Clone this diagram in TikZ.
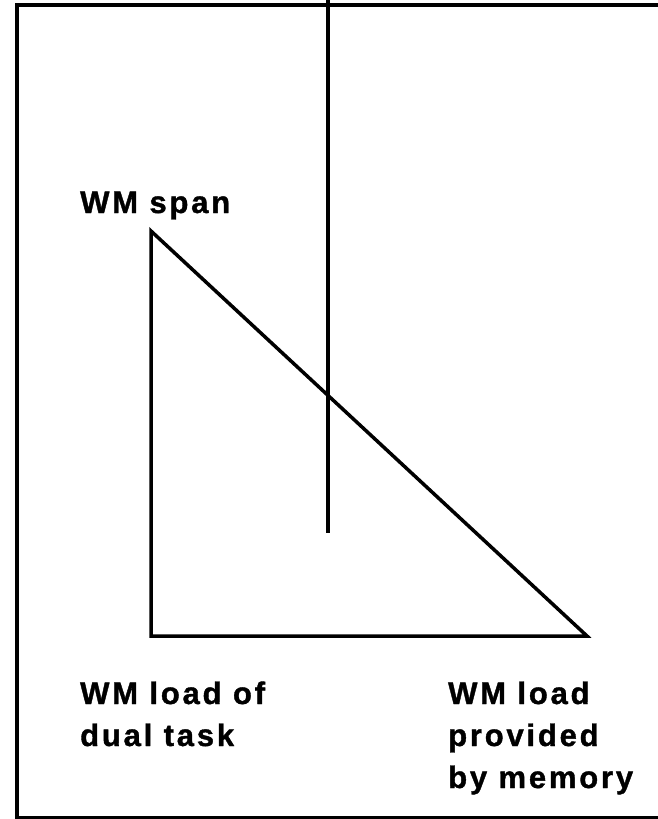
\documentclass[tikz,border=0pt]{standalone}
\usepackage{fontspec}
\newfontfamily\lblfont{Liberation Sans}[LetterSpace=9,BoldFeatures={FakeBold=1.2}]
\begin{document}
\begin{tikzpicture}[x=1pt,y=-1pt,
  frame/.style={line width=4pt},
  edge/.style={line width=3.5pt,line join=miter},
  lbl/.style={font=\lblfont\bfseries\fontsize{31}{42}\selectfont,align=left,inner sep=0pt,anchor=base west}]
  \useasboundingbox (0,0) rectangle (657,819);
  % outer frame (runs past the right edge)
  \draw[frame] (17,5) -- (670,5);
  \draw[frame] (17,818) -- (670,818);
  \draw[frame] (17,3) -- (17,820);
  % corners of the triangle
  \coordinate (apex) at (151,231);
  \coordinate (bl) at (151,636);
  \coordinate (br) at (587,636);
  \draw[edge] (apex) -- (bl) -- (br) -- cycle;
  % vertical divider from the top
  \coordinate (vtop) at (328,0);
  \coordinate (vbot) at (328,533);
  \draw[edge] (vtop) -- (vbot);
  % labels (base anchor sits on the last line)
  \node[lbl] (span) at (80,213) {WM span};
  \node[lbl] (dual) at (80,746) {WM load of\\dual task};
  \node[lbl] (mem) at (448,788) {WM load\\provided\\by memory};
\end{tikzpicture}
\end{document}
#####
__YOUR TASK__
Omitting all images, print the listing exactly.

__TASK RESULT__
Clone this diagram in TikZ.
\documentclass[tikz,border=0pt]{standalone}
\usepackage{fontspec}
\newfontfamily\lblfont{Liberation Sans}[LetterSpace=9,BoldFeatures={FakeBold=1.2}]
\begin{document}
\begin{tikzpicture}[x=1pt,y=-1pt,
  frame/.style={line width=4pt},
  edge/.style={line width=3.5pt,line join=miter},
  lbl/.style={font=\lblfont\bfseries\fontsize{31}{42}\selectfont,align=left,inner sep=0pt,anchor=base west}]
  \useasboundingbox (0,0) rectangle (657,819);
  % outer frame (runs past the right edge)
  \draw[frame] (17,5) -- (670,5);
  \draw[frame] (17,818) -- (670,818);
  \draw[frame] (17,3) -- (17,820);
  % corners of the triangle
  \coordinate (apex) at (151,231);
  \coordinate (bl) at (151,636);
  \coordinate (br) at (587,636);
  \draw[edge] (apex) -- (bl) -- (br) -- cycle;
  % vertical divider from the top
  \coordinate (vtop) at (328,0);
  \coordinate (vbot) at (328,533);
  \draw[edge] (vtop) -- (vbot);
  % labels (base anchor sits on the last line)
  \node[lbl] (span) at (80,213) {WM span};
  \node[lbl] (dual) at (80,746) {WM load of\\dual task};
  \node[lbl] (mem) at (448,788) {WM load\\provided\\by memory};
\end{tikzpicture}
\end{document}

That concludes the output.